-- Stated goal --
Determine how many lines in the data below contain "code" and write only that number.

>> Start

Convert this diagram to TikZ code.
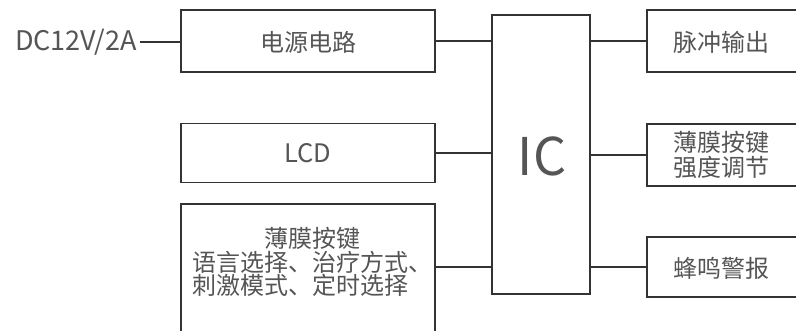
\documentclass[tikz,border=0pt]{standalone}
\usepackage{fontspec}
\setmainfont{Noto Sans CJK SC}
\definecolor{linegray}{HTML}{333333}
\definecolor{textgray}{HTML}{555555}
\begin{document}
\begin{tikzpicture}[x=1pt,y=-1pt,
  box/.style={draw=linegray,line width=1.6pt,rectangle,inner sep=0pt,fill=white},
  txt/.style={text=textgray,inner sep=0pt,font=\fontsize{24}{21}\selectfont,align=center},
  conn/.style={draw=linegray,line width=1.6pt}]
\useasboundingbox (0,0) rectangle (796,331);
\clip (0,0) rectangle (796,331);
% left boxes
\node[box,minimum width=254pt,minimum height=62pt] (pwr) at (308,41) {};
\node[box,minimum width=254pt,minimum height=59pt] (lcd) at (308,153) {};
\node[box,minimum width=254pt,minimum height=160pt] (keys) at (308,284) {};
% IC
\node[box,minimum width=98pt,minimum height=279pt] (ic) at (541,154.5) {};
% right boxes
\node[box,minimum width=210pt,minimum height=62pt] (out) at (752,41) {};
\node[box,minimum width=210pt,minimum height=62pt] (str) at (752,155) {};
\node[box,minimum width=210pt,minimum height=60pt] (buz) at (752,267) {};
% texts
\node[txt,font=\fontsize{27}{27}\selectfont] (dc) at (76,42) {DC12V/2A};
\node[txt] (pwrt) at (308,42) {电源电路};
\node[txt,font=\fontsize{25.5}{25.5}\selectfont] (lcdt) at (308,153) {LCD};
\node[txt,font=\fontsize{24}{20.7}\selectfont] (keyst) at (312,262) {薄膜按键\\语言选择、治疗方式、\\刺激模式、定时选择　};
\node[txt,font=\fontsize{52}{52}\selectfont] (ict) at (542,156) {IC};
\node[txt] (outt) at (721,42) {脉冲输出};
\node[txt,font=\fontsize{24}{25}\selectfont] (strt) at (721,155) {薄膜按键\\强度调节};
\node[txt] (buzt) at (721,268) {蜂鸣警报};
% connectors
\draw[conn] ([xshift=3pt]dc.east) -- (pwr.west |- dc.east);
\draw[conn] (pwr.east) -- (pwr.east -| ic.west);
\draw[conn] (lcd.east) -- (lcd.east -| ic.west);
\draw[conn] (keys.east |- buz) -- (ic.west |- buz);
\draw[conn] (ic.east |- out) -- (out.west);
\draw[conn] (ic.east |- str) -- (str.west);
\draw[conn] (ic.east |- buz) -- (buz.west);
\end{tikzpicture}
\end{document}
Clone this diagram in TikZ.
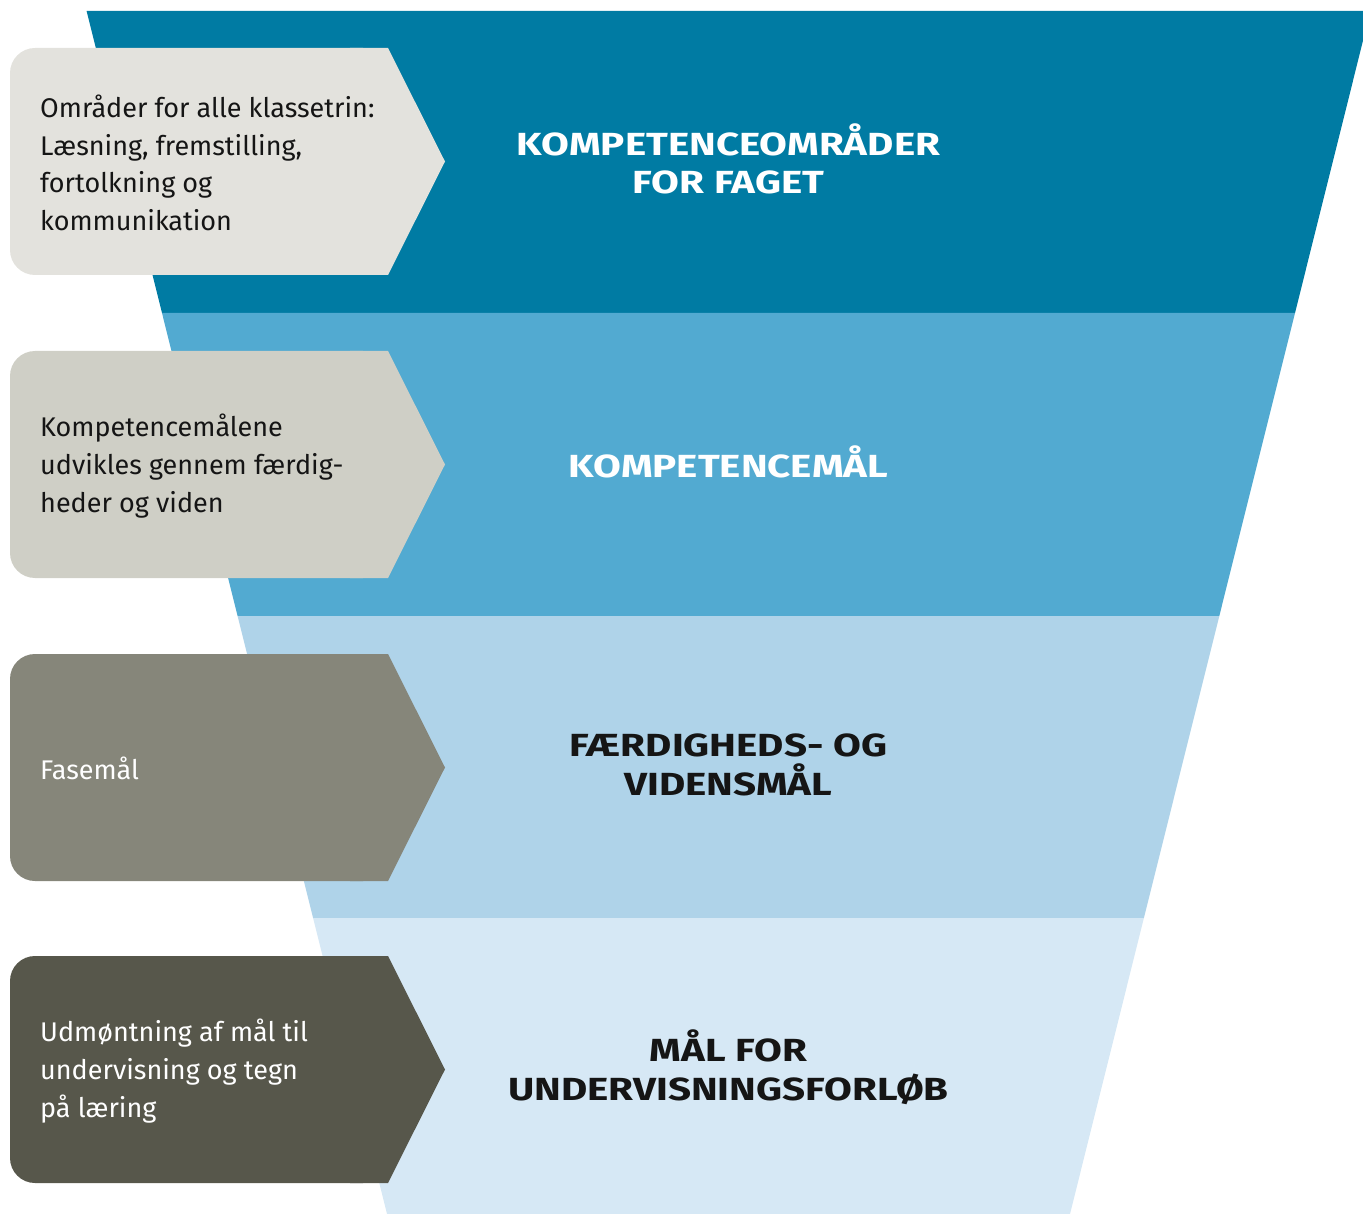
\documentclass[tikz,border=0pt]{standalone}
\usepackage{fontspec}
\setmainfont{Fira Sans}
\newfontfamily\headfont[FakeStretch=1.26]{Fira Sans}
\definecolor{bandA}{HTML}{007BA3}
\definecolor{bandB}{HTML}{52AAD1}
\definecolor{bandC}{HTML}{AFD3E9}
\definecolor{bandD}{HTML}{D6E8F5}
\definecolor{boxA}{HTML}{E3E2DD}
\definecolor{boxB}{HTML}{CFCFC6}
\definecolor{boxC}{HTML}{86867A}
\definecolor{boxD}{HTML}{57574B}
\definecolor{ink}{HTML}{151515}
\tikzset{
  boxtext/.style={anchor=west, align=left, inner sep=0pt, font=\fontsize{27}{37.7}\selectfont},
  headtext/.style={align=center, inner sep=0pt, font=\headfont\fontsize{32}{38.5}\selectfont\bfseries},
}
\begin{document}
\begin{tikzpicture}[x=1pt,y=-1pt]
\useasboundingbox (0,0) rectangle (1363,1214);
\clip (0,0) rectangle (1363,1214);
% funnel bands
\fill[bandA] (86.6,11) -- (1370.4,11) -- (1295,313) -- (162,313) -- cycle;
\fill[bandB] (162,313) -- (1295,313) -- (1219.3,616) -- (237.6,616) -- cycle;
\fill[bandC] (237.6,616) -- (1219.3,616) -- (1143.9,918) -- (313.1,918) -- cycle;
\fill[bandD] (313.1,918) -- (1143.9,918) -- (1070,1214) -- (387,1214) -- cycle;
% arrow boxes
\foreach \t/\c in {48/boxA,351/boxB,654/boxC,956/boxD}{
  \fill[\c, rounded corners=25] (10,\t) rectangle (388,\t+227);
  \fill[\c] (350,\t) -- (388,\t) -- (445,\t+113.5) -- (388,\t+227) -- (350,\t+227) -- cycle;
}
% box texts
\node[boxtext, text=ink] (t1) at (40,163) {Områder for alle klassetrin:\\Læsning, fremstilling,\\fortolkning og\\kommunikation};
\node[boxtext, text=ink] (t2) at (40,466) {Kompetencemålene\\udvikles gennem færdig-\\heder og viden};
\node[boxtext, text=white] (t3) at (40,768) {Fasemål};
\node[boxtext, text=white] (t4) at (40,1071) {Udmøntning af mål til\\undervisning og tegn\\på læring};
% headings
\node[headtext, text=white] (h1) at (728.5,159) {KOMPETENCEOMRÅDER\\FOR FAGET};
\node[headtext, text=white] (h2) at (728.5,462) {KOMPETENCEMÅL};
\node[headtext, text=ink] (h3) at (728.5,765) {FÆRDIGHEDS- OG\\VIDENSMÅL};
\node[headtext, text=ink] (h4) at (728.5,1067) {MÅL FOR\\UNDERVISNINGSFORLØB};
\end{tikzpicture}
\end{document}
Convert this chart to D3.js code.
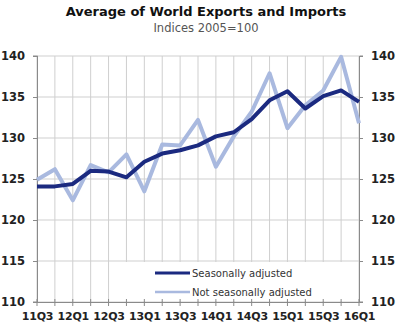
<!DOCTYPE html>
<html><head><meta charset="utf-8">
<script src="https://cdn.jsdelivr.net/npm/d3@7"></script>
<style>body{margin:0;background:#fff}svg{display:block}</style>
</head><body>
<svg id="c" width="400" height="330"></svg>
<script>
const quarters = ["11Q3","11Q4","12Q1","12Q2","12Q3","12Q4","13Q1","13Q2","13Q3","13Q4","14Q1","14Q2","14Q3","14Q4","15Q1","15Q2","15Q3","15Q4","16Q1"];
const seasonallyAdjusted = [124.1,124.1,124.4,126.0,125.9,125.2,127.1,128.1,128.5,129.1,130.2,130.7,132.3,134.6,135.7,133.6,135.1,135.8,134.4];
const notSeasonallyAdjusted = [124.9,126.2,122.4,126.7,125.8,128.0,123.5,129.2,129.1,132.2,126.5,130.2,133.2,137.9,131.2,134.0,135.8,139.9,131.8];
const yTicks = [110,115,120,125,130,135,140];
const xTickLabels = ["11Q3","12Q1","12Q3","13Q1","13Q3","14Q1","14Q3","15Q1","15Q3","16Q1"];
const seriesNames = ["Seasonally adjusted","Not seasonally adjusted"];
const colors = ["#1b2a80","#a9b9df"];

const svg = d3.select("#c");
const L = 37, R = 359, T = 56, B = 302;
const x = d3.scalePoint().domain(quarters).range([L, R]);
const y = d3.scaleLinear().domain([110, 140]).range([B, T]);
const font = "'DejaVu Sans', Verdana, sans-serif";

// title
svg.append("text").attr("x", 206).attr("y", 16).attr("text-anchor","middle")
  .attr("font-family", font).attr("font-weight","bold").attr("font-size", 13).attr("fill","#111")
  .text("Average of World Exports and Imports");
svg.append("text").attr("x", 206).attr("y", 32).attr("text-anchor","middle")
  .attr("font-family", font).attr("font-size", 11.5).attr("fill","#555")
  .text("Indices 2005=100");

// grid
const g = svg.append("g");
g.selectAll(".hg").data(yTicks).join("line")
  .attr("x1", L).attr("x2", R).attr("y1", d => y(d)).attr("y2", d => y(d))
  .attr("stroke", "#cfcfcf").attr("stroke-width", 1);
g.selectAll(".vg").data(quarters).join("line")
  .attr("x1", d => x(d)).attr("x2", d => x(d)).attr("y1", T).attr("y2", B)
  .attr("stroke", "#cfcfcf").attr("stroke-width", 1);

// legend background
svg.append("rect").attr("x", 116).attr("y", y(115) + 1).attr("width", R - 116 - 1).attr("height", B - y(115) - 2).attr("fill", "#fff");

// axes
const yl = d3.axisLeft(y).tickValues(yTicks).tickSize(4).tickPadding(8);
const yr = d3.axisRight(y).tickValues(yTicks).tickSize(4).tickPadding(8);
const xb = d3.axisBottom(x).tickSize(0).tickPadding(10).tickFormat(d => xTickLabels.includes(d) ? d : "");
function style(sel){
  sel.select(".domain").attr("stroke","#8a8a8a");
  sel.selectAll(".tick line").attr("stroke","#8a8a8a");
  sel.selectAll("text").attr("font-family", font).attr("font-weight","bold").attr("font-size", 11.5).attr("fill","#222");
}
svg.append("g").attr("transform", `translate(${L},0)`).call(yl).call(style).call(s=>s.select(".domain").attr("d",`M-4,${T}H0.5V${B}H-4`));
svg.append("g").attr("transform", `translate(${R},0)`).call(yr).call(style).call(s=>s.select(".domain").attr("d",`M4,${T}H0.5V${B}H4`));
const xg = svg.append("g").attr("transform", `translate(0,${B})`).call(xb).call(style);
xg.selectAll("text").attr("font-size", 11).attr("letter-spacing", -0.2);
xg.select(".domain").remove();
svg.append("line").attr("x1", L).attr("x2", R).attr("y1", B+0.5).attr("y2", B+0.5).attr("stroke","#8a8a8a");
svg.selectAll(".xt").data(quarters).join("line")
  .attr("x1", d => x(d)).attr("x2", d => x(d)).attr("y1", B-3).attr("y2", B+4).attr("stroke","#8a8a8a");

// lines
const line = d3.line().x((d,i) => x(quarters[i])).y(d => y(d));
svg.append("path").datum(notSeasonallyAdjusted).attr("d", line)
  .attr("fill","none").attr("stroke", colors[1]).attr("stroke-width", 4).attr("stroke-linejoin","round");
svg.append("path").datum(seasonallyAdjusted).attr("d", line)
  .attr("fill","none").attr("stroke", colors[0]).attr("stroke-width", 4).attr("stroke-linejoin","round");

// legend
const lg = svg.append("g");
seriesNames.forEach((n, i) => {
  const yy = 273 + i * 19;
  lg.append("line").attr("x1", 155).attr("x2", 190).attr("y1", yy).attr("y2", yy)
    .attr("stroke", colors[i]).attr("stroke-width", i === 0 ? 3 : 2.5);
  lg.append("text").attr("x", 192).attr("y", yy + 3.5).attr("font-family", font)
    .attr("font-size", 10).attr("fill", "#333").text(n);
});
</script>
</body></html>
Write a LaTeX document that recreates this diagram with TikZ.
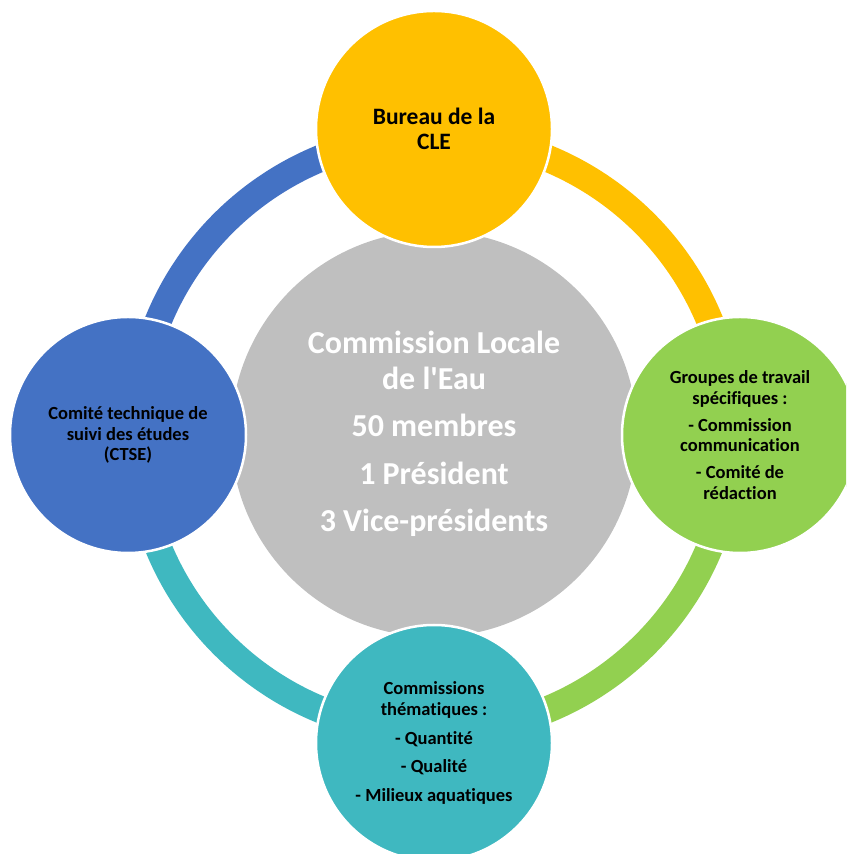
\documentclass[tikz,border=0pt]{standalone}
\usepackage{fontspec}
\setmainfont{Carlito}[Ligatures={TeXOff,NoCommon}]
\definecolor{cblue}{HTML}{4472C4}
\definecolor{cgold}{HTML}{FFC000}
\definecolor{cgreen}{HTML}{92D050}
\definecolor{cteal}{HTML}{3FB8C0}
\definecolor{cgray}{HTML}{BFBFBF}
\tikzset{
  ringarc/.style={line width=27pt},
  sat/.style={circle, draw=white, line width=2.5pt, minimum size=236pt, inner sep=0pt, align=center, text=black},
  hub/.style={circle, fill=cgray, minimum size=406pt, inner sep=0pt, align=center, text=white,
    font=\bfseries\fontsize{32}{35.5}\selectfont},
  smalltext/.style={font=\bfseries\fontsize{18.5}{20.5}\selectfont},
}
\begin{document}
\begin{tikzpicture}[x=1pt,y=1pt]
\useasboundingbox (0,0) rectangle (846,854);
\clip (0,0) rectangle (846,854);
\coordinate (C) at (434,420);
% ring arcs
\draw[ringarc, cblue]  ([shift={(180:298)}]C) arc[start angle=180, end angle=90,  radius=298];
\draw[ringarc, cgold]  ([shift={(90:298)}]C)  arc[start angle=90,  end angle=0,   radius=298];
\draw[ringarc, cgreen] ([shift={(0:298)}]C)   arc[start angle=0,   end angle=-90, radius=298];
\draw[ringarc, cteal]  ([shift={(-90:298)}]C) arc[start angle=-90, end angle=-180,radius=298];
% hub
\node[hub] (hub) at (C) {Commission Locale\\de l'Eau\\[12pt]50 membres\\[12pt]1 Président\\[12pt]3 Vice-présidents};
% satellites
\node[sat, fill=cgold, font=\bfseries\fontsize{23.5}{24.5}\selectfont] (top) at (434,725) {Bureau de la\\CLE};
\node[sat, fill=cgreen, smalltext] (right) at (740,419)
  {Groupes de travail\\spécifiques :\\[6.5pt]- Commission\\communication\\[6.5pt]- Comité de\\rédaction};
\node[sat, fill=cteal, smalltext] (bottom) at (434,111)
  {Commissions\\thématiques :\\[9pt]- Quantité\\[7.5pt]- Qualité\\[8.5pt]- Milieux aquatiques};
\node[sat, fill=cblue, smalltext] (left) at (128,419)
  {Comité technique de\\suivi des études\\(CTSE)};
\end{tikzpicture}
\end{document}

>> End

-- Task result --
2